*EXERCISE OBJECTIVE:* Return the material word for word. Do not include pictures.

*INFORMATION PROVIDED:*
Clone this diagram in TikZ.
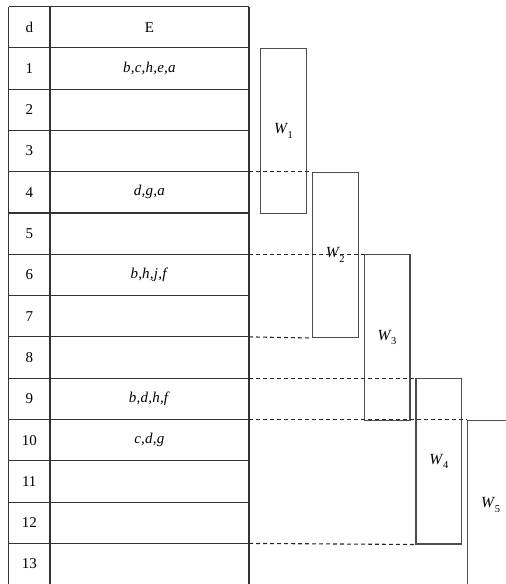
\documentclass[tikz,border=0pt]{standalone}
\usepackage{fontspec}
\setmainfont{Liberation Serif}
\newcommand{\wlab}[1]{\textit{W}\kern-0.5pt\raisebox{-4.5pt}{\fontsize{10.5}{11}\selectfont #1}}
\begin{document}
\begin{tikzpicture}[x=1pt,y=-1pt,
  tabline/.style={draw=black!80,line width=1.1pt},
  cell/.style={font=\fontsize{15}{17}\selectfont,anchor=center,inner sep=0pt},
  wbox/.style={draw=black!70,line width=1.1pt,anchor=north west,
    minimum width=45.8pt,inner sep=0pt,font=\fontsize{15.5}{17}\selectfont},
  guide/.style={draw=black!85,line width=1.1pt,dash pattern=on 4pt off 3pt}]
\useasboundingbox (0,0) rectangle (506,584);
\clip (0,0) rectangle (506,584);

% row boundaries on the right edge of the table
\foreach \k in {0,...,14}
  \coordinate (b\k) at (249,{6.5+41.3*\k});

% table grid
\foreach \k in {0,...,13}
  \draw[tabline] (8.5,{6.5+41.3*\k}) -- (b\k);
\draw[tabline] (8.5,6.5) -- (8.5,590);
\draw[tabline] (50,6.5) -- (50,590);
\draw[tabline] (249,6.5) -- (249,590);

% header
\node[cell] (hd) at (29.25,{6.5+41.3*0.5}) {d};
\node[cell] (he) at (149.5,{6.5+41.3*0.5}) {E};

% row numbers
\foreach \n in {1,...,13}
  \node[cell] (d\n) at (29.25,{6.5+41.3*(\n+0.5)}) {\n};

% entries
\foreach \n/\t in {1/{b,c,h,e,a},4/{d,g,a},6/{b,h,j,f},9/{b,d,h,f},10/{c,d,g}}
  \node[cell] (e\n) at (149.5,{6.5+41.3*(\n+0.5)}) {\textit{\addfontfeatures{LetterSpace=1.5}\t}};

% windows
\node[wbox,minimum height=165.2pt] (W1) at (260.0,{6.5+41.3*1})  {\wlab{1}};
\node[wbox,minimum height=165.2pt] (W2) at (311.8,{6.5+41.3*4})  {\wlab{2}};
\node[wbox,minimum height=165.2pt] (W3) at (363.6,{6.5+41.3*6})  {\wlab{3}};
\node[wbox,minimum height=165.2pt] (W4) at (415.4,{6.5+41.3*9})  {\wlab{4}};
\node[wbox,minimum height=170pt]   (W5) at (467.2,{6.5+41.3*10}) {\wlab{5}};

% dashed guides from the table to the window corners
\draw[guide] (b4)  -- (W2.north west);
\draw[guide] (b6)  -- (W3.north west);
\draw[guide] (b8)  -- (W2.south west);
\draw[guide] (b9)  -- (W4.north west);
\draw[guide] (b10) -- (W5.north west);
\draw[guide] (b13) -- (W4.south west);
\end{tikzpicture}
\end{document}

*SOLUTION:*
Clone this diagram in TikZ.
\documentclass[tikz,border=0pt]{standalone}
\usepackage{fontspec}
\setmainfont{Liberation Serif}
\newcommand{\wlab}[1]{\textit{W}\kern-0.5pt\raisebox{-4.5pt}{\fontsize{10.5}{11}\selectfont #1}}
\begin{document}
\begin{tikzpicture}[x=1pt,y=-1pt,
  tabline/.style={draw=black!80,line width=1.1pt},
  cell/.style={font=\fontsize{15}{17}\selectfont,anchor=center,inner sep=0pt},
  wbox/.style={draw=black!70,line width=1.1pt,anchor=north west,
    minimum width=45.8pt,inner sep=0pt,font=\fontsize{15.5}{17}\selectfont},
  guide/.style={draw=black!85,line width=1.1pt,dash pattern=on 4pt off 3pt}]
\useasboundingbox (0,0) rectangle (506,584);
\clip (0,0) rectangle (506,584);

% row boundaries on the right edge of the table
\foreach \k in {0,...,14}
  \coordinate (b\k) at (249,{6.5+41.3*\k});

% table grid
\foreach \k in {0,...,13}
  \draw[tabline] (8.5,{6.5+41.3*\k}) -- (b\k);
\draw[tabline] (8.5,6.5) -- (8.5,590);
\draw[tabline] (50,6.5) -- (50,590);
\draw[tabline] (249,6.5) -- (249,590);

% header
\node[cell] (hd) at (29.25,{6.5+41.3*0.5}) {d};
\node[cell] (he) at (149.5,{6.5+41.3*0.5}) {E};

% row numbers
\foreach \n in {1,...,13}
  \node[cell] (d\n) at (29.25,{6.5+41.3*(\n+0.5)}) {\n};

% entries
\foreach \n/\t in {1/{b,c,h,e,a},4/{d,g,a},6/{b,h,j,f},9/{b,d,h,f},10/{c,d,g}}
  \node[cell] (e\n) at (149.5,{6.5+41.3*(\n+0.5)}) {\textit{\addfontfeatures{LetterSpace=1.5}\t}};

% windows
\node[wbox,minimum height=165.2pt] (W1) at (260.0,{6.5+41.3*1})  {\wlab{1}};
\node[wbox,minimum height=165.2pt] (W2) at (311.8,{6.5+41.3*4})  {\wlab{2}};
\node[wbox,minimum height=165.2pt] (W3) at (363.6,{6.5+41.3*6})  {\wlab{3}};
\node[wbox,minimum height=165.2pt] (W4) at (415.4,{6.5+41.3*9})  {\wlab{4}};
\node[wbox,minimum height=170pt]   (W5) at (467.2,{6.5+41.3*10}) {\wlab{5}};

% dashed guides from the table to the window corners
\draw[guide] (b4)  -- (W2.north west);
\draw[guide] (b6)  -- (W3.north west);
\draw[guide] (b8)  -- (W2.south west);
\draw[guide] (b9)  -- (W4.north west);
\draw[guide] (b10) -- (W5.north west);
\draw[guide] (b13) -- (W4.south west);
\end{tikzpicture}
\end{document}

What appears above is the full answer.